As the economic and eurozone crisis goes on, a number of people have remarked to me that "nobody understands the eurozone anyway". I've heard this before this year "nobody understands the Alternative Vote anyway" Hmmm....
What I'm wondering is economic literacy improving with the economic crisis? I believe the BBC does a good job of explaining terms. But does it get read? Is it still "boring" or "scary" ? Or is it that nobody understands it so nobody pays any attention to it?
One of my Liberal Democrat colleagues George Kendall wrote this blog to explain the deficit terms in layman's language which I thought was a useful go at the problem. I'd also argue for a degree of complusory economics - at my school we did not have any education on what the government did with our money.

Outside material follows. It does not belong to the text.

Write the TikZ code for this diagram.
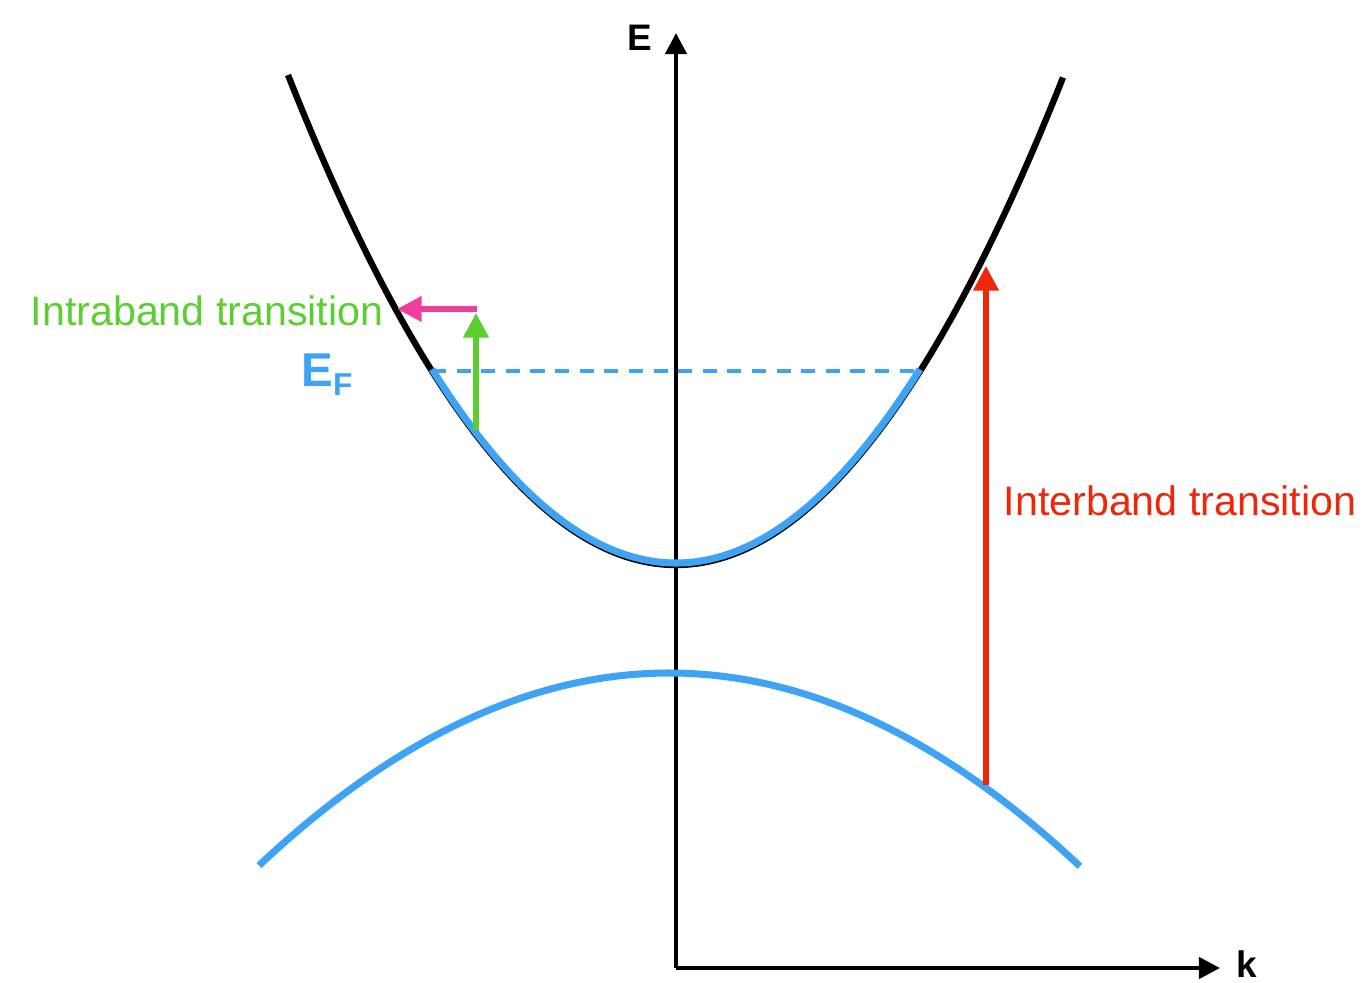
\documentclass[tikz,border=0pt]{standalone}
\usepackage{fontspec}
\setmainfont{Liberation Sans}
\usetikzlibrary{arrows.meta}
\definecolor{cblue}{RGB}{62,162,245}
\definecolor{cgreen}{RGB}{92,206,50}
\definecolor{cpink}{RGB}{240,62,156}
\definecolor{cred}{RGB}{238,38,10}
\tikzset{
  axis/.style={line width=1.2pt,-{Triangle[length=6pt,width=6pt]}},
  band/.style={line width=1.8pt},
  trans/.style={line width=1.5pt,-{Triangle[length=7pt,width=7pt]}},
  lab/.style={inner sep=0pt,font=\fontsize{11.7pt}{13pt}\selectfont}
}
\begin{document}
\begin{tikzpicture}[x=0.01cm,y=-0.01cm]
\useasboundingbox (0,0) rectangle (1367,982);
% axes
\coordinate (O) at (676,968);
\coordinate (Etop) at (676,33);
\coordinate (kend) at (1220,968);
\draw[axis] (O) -- (Etop);
\draw[axis] (O) -- (kend);
\node[inner sep=0pt,font=\bfseries\fontsize{10.5pt}{12pt}\selectfont] (Elab) at (640,38) {E};
\node[inner sep=0pt,font=\bfseries\fontsize{10.5pt}{12pt}\selectfont] (klab) at (1247,964) {k};
% upper band
\draw[band,black] plot[domain=-3.88:3.87,samples=120,smooth] ({676+100*\x},{565-32.55*\x*\x});
\draw[band,cblue,line width=2pt,yshift=0.02cm] plot[domain=-2.44:2.44,samples=100,smooth] ({676+100*\x},{565-32.55*\x*\x});
% lower band
\draw[band,cblue,line width=2pt] plot[domain=-4.10:4.11,samples=120,smooth] ({669+100*\x},{673+11.45*\x*\x});
% Fermi level
\coordinate (efL) at (432,371);
\coordinate (efR) at (920,371);
\draw[cblue,line width=0.9pt,dash pattern=on 4pt off 3pt] (efL) -- (efR);
\node[inner sep=0pt,text=cblue,font=\bfseries\fontsize{13.5pt}{15pt}\selectfont] (EF) at (327,375) {E\raisebox{-0.35ex}{\fontsize{9pt}{10pt}\selectfont F}};
% intraband transition
\coordinate (g0) at (476,430);
\coordinate (g1) at (476,313);
\draw[trans,cgreen] (g0) -- (g1);
\coordinate (p0) at (477,309);
\coordinate (p1) at (397,309);
\draw[trans,cpink] (p0) -- (p1);
\node[lab,text=cgreen] (intra) at (207,311) {Intraband transition};
% interband transition
\coordinate (r0) at (986,785);
\coordinate (r1) at (986,266);
\draw[trans,cred] (r0) -- (r1);
\node[lab,text=cred] (inter) at (1180,501) {Interband transition};
\end{tikzpicture}
\end{document}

It could be thought of as dull but even kids pay VAT on their pocket money purchases!
This is asking for more explanation of Macro, or "large scale" economics - that is what affects whole economies.
Martin Lewis is arguing for infomation that will help understanding of Micro or "small scale" economics - that is which affects individual actors such as firms and households in economies.

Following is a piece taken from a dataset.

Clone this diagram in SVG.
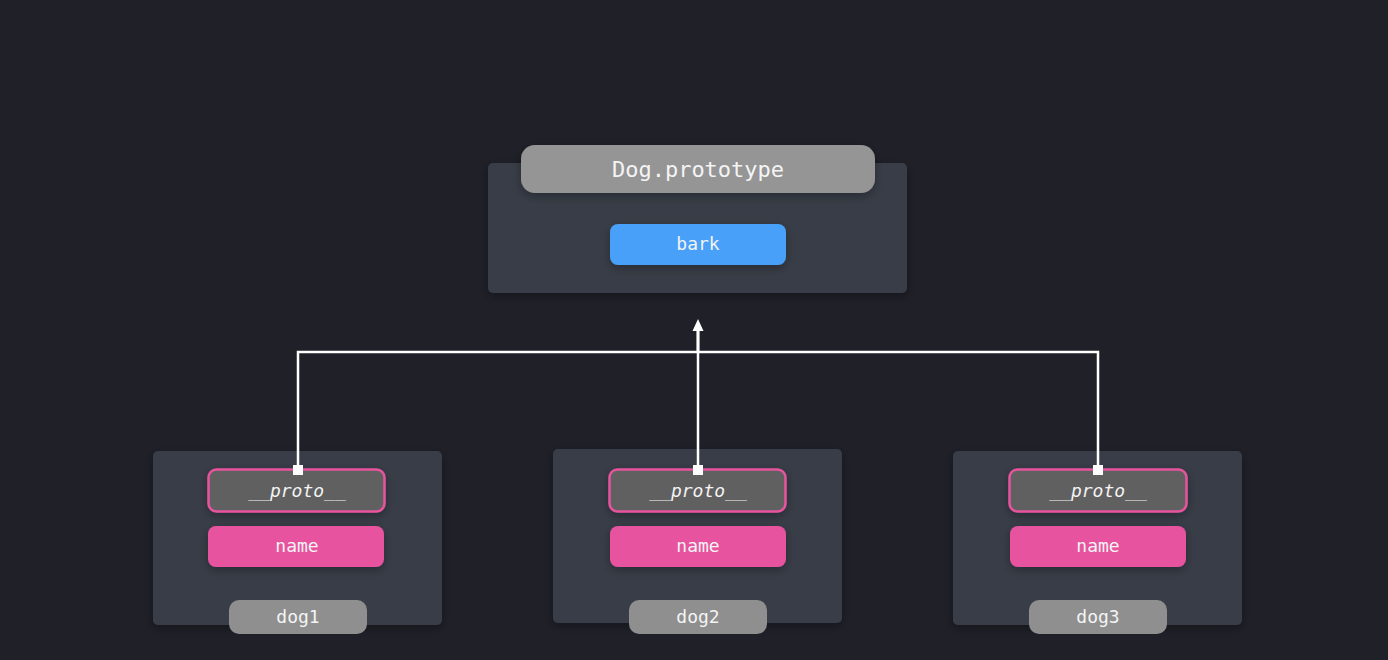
<svg xmlns="http://www.w3.org/2000/svg" width="1388" height="660" viewBox="0 0 1388 660">
<defs>
<style>
.panel{fill:#393d47}
.title{fill:#959595}
.bark{fill:#48a0f8}
.proto{fill:#616161;stroke:#e8539e;stroke-width:2.5}
.name{fill:#e8529f}
.lab{fill:#8f8f8f}
text{font-family:"DejaVu Sans Mono","Liberation Mono",monospace;fill:#f4f4f4;text-anchor:middle;font-size:18px}
.t{font-size:22px}
.it{font-style:italic}
.conn{fill:none;stroke:#ffffff;stroke-width:2.5}
</style>
<filter id="sh" x="-20%" y="-30%" width="140%" height="160%">
<feDropShadow dx="0" dy="3" stdDeviation="5" flood-color="#000" flood-opacity="0.3"/>
</filter>
<marker id="sq" viewBox="0 0 10 10" refX="5" refY="5" markerWidth="10" markerHeight="10" markerUnits="userSpaceOnUse">
<rect x="0" y="0" width="10" height="10" fill="#fff"/>
</marker>
<marker id="ar" viewBox="0 0 12 12" refX="1" refY="6" markerWidth="12" markerHeight="12" markerUnits="userSpaceOnUse" orient="auto">
<path d="M0,0.5 L12,6 L0,11.5 z" fill="#fff"/>
</marker>
</defs>
<rect width="1388" height="660" fill="#1f2028"/>

<g id="dog-prototype">
<rect class="panel" x="488" y="163" width="419" height="130" rx="5" filter="url(#sh)"/>
<rect class="title" x="521" y="145" width="354" height="48" rx="14" filter="url(#sh)"/>
<text class="t" x="698" y="177">Dog.prototype</text>
<rect class="bark" x="610" y="224" width="176" height="41" rx="8" filter="url(#sh)"/>
<text x="698" y="250">bark</text>
</g>

<g id="dog1">
<rect class="panel" x="153" y="451" width="289" height="174" rx="5" filter="url(#sh)"/>
<rect class="proto" x="208.5" y="469.5" width="176" height="42" rx="8" filter="url(#sh)"/>
<text class="it" x="297" y="497">__proto__</text>
<rect class="name" x="208" y="526" width="176" height="41" rx="8" filter="url(#sh)"/>
<text x="297" y="552">name</text>
<rect class="lab" x="229" y="600" width="138" height="34" rx="10"/>
<text x="298" y="623">dog1</text>
</g>

<g id="dog2">
<rect class="panel" x="553" y="449" width="289" height="174" rx="5" filter="url(#sh)"/>
<rect class="proto" x="609.5" y="469.5" width="176" height="42" rx="8" filter="url(#sh)"/>
<text class="it" x="698" y="497">__proto__</text>
<rect class="name" x="610" y="526" width="176" height="41" rx="8" filter="url(#sh)"/>
<text x="698" y="552">name</text>
<rect class="lab" x="629" y="600" width="138" height="34" rx="10"/>
<text x="698" y="623">dog2</text>
</g>

<g id="dog3">
<rect class="panel" x="953" y="451" width="289" height="174" rx="5" filter="url(#sh)"/>
<rect class="proto" x="1009.5" y="469.5" width="177" height="42" rx="8" filter="url(#sh)"/>
<text class="it" x="1098" y="497">__proto__</text>
<rect class="name" x="1010" y="526" width="176" height="41" rx="8" filter="url(#sh)"/>
<text x="1098" y="552">name</text>
<rect class="lab" x="1029" y="600" width="138" height="34" rx="10"/>
<text x="1098" y="623">dog3</text>
</g>

<g id="connectors">
<path class="conn" d="M298,470 V352 H698 V330"/>
<path class="conn" d="M1098,470 V352 H698 V330"/>
<path class="conn" d="M698,470 V330" marker-end="url(#ar)"/>
<rect x="293" y="465" width="10" height="10" fill="#fff"/>
<rect x="693" y="465" width="10" height="10" fill="#fff"/>
<rect x="1093" y="465" width="10" height="10" fill="#fff"/>
</g>
</svg>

In order to make an informed choice at the next general election we need to have the economic judgement to judge the current government on it's merits, instead of screaming about "cuts" incoherently *glares at Labour*
So I argue for a better explanation of the terms we hear every day at the moment, and as dull and dry as it is - this can be helped by relation of large scale problems to household finances, because essentially they are interrelated.
I would argue that better information makes for better markets, and it follows that better understanding makes for better politics.